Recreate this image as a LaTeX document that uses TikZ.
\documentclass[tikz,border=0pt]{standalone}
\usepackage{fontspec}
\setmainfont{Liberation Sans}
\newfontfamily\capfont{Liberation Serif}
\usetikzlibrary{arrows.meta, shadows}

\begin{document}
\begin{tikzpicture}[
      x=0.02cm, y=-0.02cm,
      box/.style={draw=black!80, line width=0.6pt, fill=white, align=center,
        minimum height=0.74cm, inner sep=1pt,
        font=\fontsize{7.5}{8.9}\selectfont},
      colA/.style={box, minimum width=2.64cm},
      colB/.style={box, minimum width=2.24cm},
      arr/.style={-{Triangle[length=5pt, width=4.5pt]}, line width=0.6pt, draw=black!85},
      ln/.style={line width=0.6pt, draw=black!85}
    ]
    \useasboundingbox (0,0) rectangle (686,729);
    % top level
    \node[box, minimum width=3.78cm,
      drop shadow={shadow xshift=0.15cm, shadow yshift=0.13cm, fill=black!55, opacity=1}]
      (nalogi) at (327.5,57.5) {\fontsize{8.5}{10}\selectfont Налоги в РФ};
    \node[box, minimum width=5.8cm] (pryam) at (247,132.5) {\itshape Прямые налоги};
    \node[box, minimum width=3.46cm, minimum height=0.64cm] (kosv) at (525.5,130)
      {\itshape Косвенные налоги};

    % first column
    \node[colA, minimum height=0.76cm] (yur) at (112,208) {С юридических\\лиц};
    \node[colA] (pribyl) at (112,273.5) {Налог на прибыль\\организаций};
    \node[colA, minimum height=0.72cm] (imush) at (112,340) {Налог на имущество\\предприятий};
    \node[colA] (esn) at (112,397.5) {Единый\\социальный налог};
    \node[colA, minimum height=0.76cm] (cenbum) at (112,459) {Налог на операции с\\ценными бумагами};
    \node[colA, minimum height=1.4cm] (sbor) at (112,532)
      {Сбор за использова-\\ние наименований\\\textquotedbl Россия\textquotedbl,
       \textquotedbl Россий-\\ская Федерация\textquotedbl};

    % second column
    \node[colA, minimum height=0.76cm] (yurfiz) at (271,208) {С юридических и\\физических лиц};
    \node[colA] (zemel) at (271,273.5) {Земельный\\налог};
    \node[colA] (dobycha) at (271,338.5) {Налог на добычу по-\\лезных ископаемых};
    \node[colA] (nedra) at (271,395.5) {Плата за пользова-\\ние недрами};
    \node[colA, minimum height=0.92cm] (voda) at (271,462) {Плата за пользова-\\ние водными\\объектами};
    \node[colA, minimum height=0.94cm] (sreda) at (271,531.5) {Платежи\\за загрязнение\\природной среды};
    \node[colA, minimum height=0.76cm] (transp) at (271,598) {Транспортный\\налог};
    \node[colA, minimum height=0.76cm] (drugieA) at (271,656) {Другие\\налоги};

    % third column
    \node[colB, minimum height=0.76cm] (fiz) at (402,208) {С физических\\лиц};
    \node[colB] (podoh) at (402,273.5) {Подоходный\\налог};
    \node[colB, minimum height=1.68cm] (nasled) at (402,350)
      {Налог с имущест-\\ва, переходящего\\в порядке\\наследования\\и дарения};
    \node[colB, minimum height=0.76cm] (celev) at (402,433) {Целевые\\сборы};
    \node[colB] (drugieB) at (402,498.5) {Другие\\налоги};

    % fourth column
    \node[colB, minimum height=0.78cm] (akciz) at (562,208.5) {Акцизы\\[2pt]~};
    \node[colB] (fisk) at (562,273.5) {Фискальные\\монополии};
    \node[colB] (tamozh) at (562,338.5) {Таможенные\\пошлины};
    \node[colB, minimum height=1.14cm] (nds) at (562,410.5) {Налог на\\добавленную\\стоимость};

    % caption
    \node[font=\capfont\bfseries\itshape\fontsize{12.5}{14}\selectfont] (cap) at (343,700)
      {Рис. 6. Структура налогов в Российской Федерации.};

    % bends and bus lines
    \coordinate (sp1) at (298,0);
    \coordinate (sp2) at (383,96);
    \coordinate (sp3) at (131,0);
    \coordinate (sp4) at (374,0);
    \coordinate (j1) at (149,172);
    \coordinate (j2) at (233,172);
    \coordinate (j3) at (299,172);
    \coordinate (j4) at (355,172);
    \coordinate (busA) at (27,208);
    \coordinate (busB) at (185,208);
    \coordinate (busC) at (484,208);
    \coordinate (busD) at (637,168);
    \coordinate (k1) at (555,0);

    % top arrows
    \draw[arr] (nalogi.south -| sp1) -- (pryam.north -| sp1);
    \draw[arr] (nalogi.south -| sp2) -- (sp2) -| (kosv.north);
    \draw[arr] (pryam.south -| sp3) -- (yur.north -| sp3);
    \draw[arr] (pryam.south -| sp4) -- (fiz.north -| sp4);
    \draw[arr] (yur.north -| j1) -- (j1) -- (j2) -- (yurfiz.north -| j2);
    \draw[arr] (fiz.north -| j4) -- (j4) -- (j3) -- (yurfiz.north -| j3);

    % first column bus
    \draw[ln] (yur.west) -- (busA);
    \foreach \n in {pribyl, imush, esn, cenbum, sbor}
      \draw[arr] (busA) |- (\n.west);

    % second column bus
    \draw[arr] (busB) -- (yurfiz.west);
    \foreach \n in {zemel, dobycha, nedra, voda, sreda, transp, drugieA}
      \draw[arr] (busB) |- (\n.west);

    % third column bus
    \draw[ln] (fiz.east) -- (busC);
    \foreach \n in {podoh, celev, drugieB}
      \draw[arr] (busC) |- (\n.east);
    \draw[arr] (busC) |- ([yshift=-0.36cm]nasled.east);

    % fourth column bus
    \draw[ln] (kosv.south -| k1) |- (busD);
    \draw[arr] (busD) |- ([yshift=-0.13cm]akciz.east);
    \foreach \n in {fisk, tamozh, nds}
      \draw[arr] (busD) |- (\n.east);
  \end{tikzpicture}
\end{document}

====

Transcribe the data above in full, exactly.

Recreate this image as a LaTeX document that uses TikZ.
\documentclass[tikz,border=0pt]{standalone}
\usepackage{fontspec}
\setmainfont{Liberation Sans}
\newfontfamily\capfont{Liberation Serif}
\usetikzlibrary{arrows.meta, shadows}

\begin{document}
\begin{tikzpicture}[
      x=0.02cm, y=-0.02cm,
      box/.style={draw=black!80, line width=0.6pt, fill=white, align=center,
        minimum height=0.74cm, inner sep=1pt,
        font=\fontsize{7.5}{8.9}\selectfont},
      colA/.style={box, minimum width=2.64cm},
      colB/.style={box, minimum width=2.24cm},
      arr/.style={-{Triangle[length=5pt, width=4.5pt]}, line width=0.6pt, draw=black!85},
      ln/.style={line width=0.6pt, draw=black!85}
    ]
    \useasboundingbox (0,0) rectangle (686,729);
    % top level
    \node[box, minimum width=3.78cm,
      drop shadow={shadow xshift=0.15cm, shadow yshift=0.13cm, fill=black!55, opacity=1}]
      (nalogi) at (327.5,57.5) {\fontsize{8.5}{10}\selectfont Налоги в РФ};
    \node[box, minimum width=5.8cm] (pryam) at (247,132.5) {\itshape Прямые налоги};
    \node[box, minimum width=3.46cm, minimum height=0.64cm] (kosv) at (525.5,130)
      {\itshape Косвенные налоги};

    % first column
    \node[colA, minimum height=0.76cm] (yur) at (112,208) {С юридических\\лиц};
    \node[colA] (pribyl) at (112,273.5) {Налог на прибыль\\организаций};
    \node[colA, minimum height=0.72cm] (imush) at (112,340) {Налог на имущество\\предприятий};
    \node[colA] (esn) at (112,397.5) {Единый\\социальный налог};
    \node[colA, minimum height=0.76cm] (cenbum) at (112,459) {Налог на операции с\\ценными бумагами};
    \node[colA, minimum height=1.4cm] (sbor) at (112,532)
      {Сбор за использова-\\ние наименований\\\textquotedbl Россия\textquotedbl,
       \textquotedbl Россий-\\ская Федерация\textquotedbl};

    % second column
    \node[colA, minimum height=0.76cm] (yurfiz) at (271,208) {С юридических и\\физических лиц};
    \node[colA] (zemel) at (271,273.5) {Земельный\\налог};
    \node[colA] (dobycha) at (271,338.5) {Налог на добычу по-\\лезных ископаемых};
    \node[colA] (nedra) at (271,395.5) {Плата за пользова-\\ние недрами};
    \node[colA, minimum height=0.92cm] (voda) at (271,462) {Плата за пользова-\\ние водными\\объектами};
    \node[colA, minimum height=0.94cm] (sreda) at (271,531.5) {Платежи\\за загрязнение\\природной среды};
    \node[colA, minimum height=0.76cm] (transp) at (271,598) {Транспортный\\налог};
    \node[colA, minimum height=0.76cm] (drugieA) at (271,656) {Другие\\налоги};

    % third column
    \node[colB, minimum height=0.76cm] (fiz) at (402,208) {С физических\\лиц};
    \node[colB] (podoh) at (402,273.5) {Подоходный\\налог};
    \node[colB, minimum height=1.68cm] (nasled) at (402,350)
      {Налог с имущест-\\ва, переходящего\\в порядке\\наследования\\и дарения};
    \node[colB, minimum height=0.76cm] (celev) at (402,433) {Целевые\\сборы};
    \node[colB] (drugieB) at (402,498.5) {Другие\\налоги};

    % fourth column
    \node[colB, minimum height=0.78cm] (akciz) at (562,208.5) {Акцизы\\[2pt]~};
    \node[colB] (fisk) at (562,273.5) {Фискальные\\монополии};
    \node[colB] (tamozh) at (562,338.5) {Таможенные\\пошлины};
    \node[colB, minimum height=1.14cm] (nds) at (562,410.5) {Налог на\\добавленную\\стоимость};

    % caption
    \node[font=\capfont\bfseries\itshape\fontsize{12.5}{14}\selectfont] (cap) at (343,700)
      {Рис. 6. Структура налогов в Российской Федерации.};

    % bends and bus lines
    \coordinate (sp1) at (298,0);
    \coordinate (sp2) at (383,96);
    \coordinate (sp3) at (131,0);
    \coordinate (sp4) at (374,0);
    \coordinate (j1) at (149,172);
    \coordinate (j2) at (233,172);
    \coordinate (j3) at (299,172);
    \coordinate (j4) at (355,172);
    \coordinate (busA) at (27,208);
    \coordinate (busB) at (185,208);
    \coordinate (busC) at (484,208);
    \coordinate (busD) at (637,168);
    \coordinate (k1) at (555,0);

    % top arrows
    \draw[arr] (nalogi.south -| sp1) -- (pryam.north -| sp1);
    \draw[arr] (nalogi.south -| sp2) -- (sp2) -| (kosv.north);
    \draw[arr] (pryam.south -| sp3) -- (yur.north -| sp3);
    \draw[arr] (pryam.south -| sp4) -- (fiz.north -| sp4);
    \draw[arr] (yur.north -| j1) -- (j1) -- (j2) -- (yurfiz.north -| j2);
    \draw[arr] (fiz.north -| j4) -- (j4) -- (j3) -- (yurfiz.north -| j3);

    % first column bus
    \draw[ln] (yur.west) -- (busA);
    \foreach \n in {pribyl, imush, esn, cenbum, sbor}
      \draw[arr] (busA) |- (\n.west);

    % second column bus
    \draw[arr] (busB) -- (yurfiz.west);
    \foreach \n in {zemel, dobycha, nedra, voda, sreda, transp, drugieA}
      \draw[arr] (busB) |- (\n.west);

    % third column bus
    \draw[ln] (fiz.east) -- (busC);
    \foreach \n in {podoh, celev, drugieB}
      \draw[arr] (busC) |- (\n.east);
    \draw[arr] (busC) |- ([yshift=-0.36cm]nasled.east);

    % fourth column bus
    \draw[ln] (kosv.south -| k1) |- (busD);
    \draw[arr] (busD) |- ([yshift=-0.13cm]akciz.east);
    \foreach \n in {fisk, tamozh, nds}
      \draw[arr] (busD) |- (\n.east);
  \end{tikzpicture}
\end{document}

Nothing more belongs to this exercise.